The splendid Victorian clock tower was presented to the town by local draper James Scott in 1878. It has become something of a symbol of the market town and, unusually, it originally had its dial lit from within by gas.
A Candid Camera At The Market
And Some Interesting Buildings
The local fish 'n' chip shop is one of many buildings built of the local carrstone which give the town the nickname of "Gingerbread Town".
This rather run-down TV shop grabbed my attention with its overcrowded facade, however it also has a few interesting architectural features which result from its former use as a pub.
A row of colourful cottages such as one finds in many East Anglian market towns, I presume the one with the big window used to be a shop.
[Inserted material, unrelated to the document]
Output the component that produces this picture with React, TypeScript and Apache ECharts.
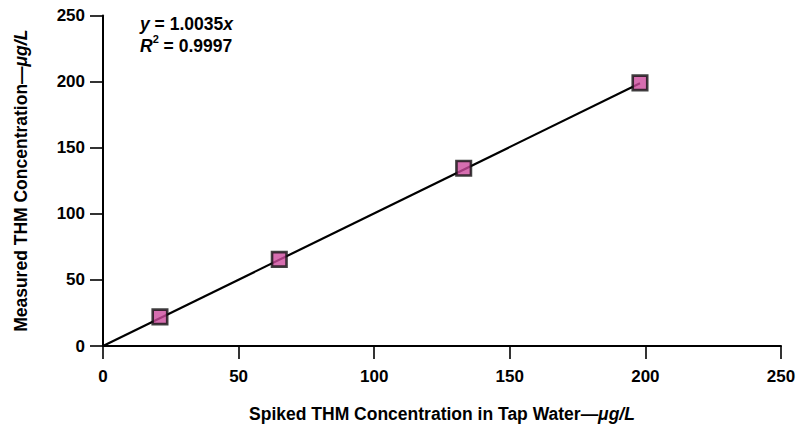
import React, { useEffect, useRef } from "react";
import * as echarts from "echarts";

const spikedX = [21, 65, 133, 198];
const measuredY = [22, 65.5, 134.5, 199];
const fitX = [0, 198];
const fitY = [0, 198.7];
const axisTicks = [0, 50, 100, 150, 200, 250];
const eqSlope = "1.0035";
const r2Value = "0.9997";

const FONT = "'Liberation Sans', Arial, Helvetica, sans-serif";

export default function App() {
  const ref = useRef<HTMLDivElement>(null);
  useEffect(() => {
    if (!ref.current) return;
    const chart = echarts.init(ref.current, undefined, { renderer: "svg" });
    const nameRich = {
      b: { fontFamily: FONT, fontWeight: "bold", fontSize: 17.5, color: "#000" },
      i: { fontFamily: FONT, fontWeight: "bold", fontStyle: "italic", fontSize: 17.5, color: "#000" },
    };
    const axisCommon = {
      type: "value" as const,
      min: axisTicks[0],
      max: axisTicks[axisTicks.length - 1],
      interval: 50,
      splitLine: { show: false },
      axisLine: { show: true, onZero: false, lineStyle: { color: "#000", width: 2 } },
      axisTick: { show: true, inside: false, length: 13, lineStyle: { color: "#000", width: 1.6 } },
      axisLabel: { color: "#000", fontFamily: FONT, fontWeight: "bold" as const, fontSize: 17 },
    };
    chart.setOption({
      animation: false,
      backgroundColor: "#fff",
      grid: { left: 103, right: 27, top: 15.5, bottom: 80, containLabel: false },
      xAxis: {
        ...axisCommon,
        axisLabel: { ...axisCommon.axisLabel, margin: 22 },
        name: "{b|Spiked THM Concentration in Tap Water—}{i|μg/L}",
        nameLocation: "middle",
        nameGap: 59,
        nameTextStyle: { rich: nameRich },
      },
      yAxis: {
        ...axisCommon,
        axisLabel: { ...axisCommon.axisLabel, margin: 18 },
        name: "{b|Measured THM Concentration—}{i|μg/L}",
        nameLocation: "middle",
        nameGap: 73,
        nameRotate: 90,
        nameTextStyle: { rich: nameRich },
      },
      series: [
        {
          type: "line",
          data: fitX.map((x, i) => [x, fitY[i]]),
          showSymbol: false,
          symbol: "none",
          lineStyle: { color: "#000", width: 2.2 },
          z: 2,
        },
        {
          type: "scatter",
          data: spikedX.map((x, i) => [x, measuredY[i]]),
          symbol: "rect",
          symbolSize: 14.5,
          itemStyle: { color: "#cc4a9c", borderColor: "#111", borderWidth: 2.6 },
          z: 3,
        },
      ],
      graphic: [
        {
          type: "text",
          left: 140,
          top: 15,
          style: {
            text: "{i|y}{n| = " + eqSlope + "}{i|x}",
            rich: {
              i: { fontFamily: FONT, fontWeight: "bold", fontStyle: "italic", fontSize: 17.5, fill: "#000" },
              n: { fontFamily: FONT, fontWeight: "bold", fontSize: 17.5, fill: "#000" },
            },
          },
        },
        {
          type: "text",
          left: 140,
          top: 33,
          style: {
            text: "{i|R}{s|2}{n| = " + r2Value + "}",
            rich: {
              i: { fontFamily: FONT, fontWeight: "bold", fontStyle: "italic", fontSize: 17.5, fill: "#000", lineHeight: 22, verticalAlign: "bottom" },
              s: { fontFamily: FONT, fontWeight: "bold", fontSize: 11, fill: "#000", verticalAlign: "top", lineHeight: 22 },
              n: { fontFamily: FONT, fontWeight: "bold", fontSize: 17.5, fill: "#000", lineHeight: 22, verticalAlign: "bottom" },
            },
          },
        },
      ],
    });
    return () => chart.dispose();
  }, []);
  return (
    <div
      ref={ref}
      style={{ position: "fixed", left: 0, top: 0, width: 808, height: 428, background: "#fff" }}
    />
  );
}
The rather eye-catching architecture of the Castle Hotel which dates from the eighteenth century. It stands on the corner of Paradise Road which is said to have been the site of the gallows in former times - it was reckoned to be the nearest to Paradise that they would ever get!
The Railway Station
The signal box which stands next to the station is one of 26 nationwide which are listed for preservation; automated systems are making most of them redundant.
The station also retains its marvellous waiting-room where you can wait in comfort should the train from King's Lynn be delayed. Not only that but....
.....there's a quaint old bar where you can get a pint. Like the waiting-room it has an atmosphere of the nineteen-forties. Unfortunately my train was on time!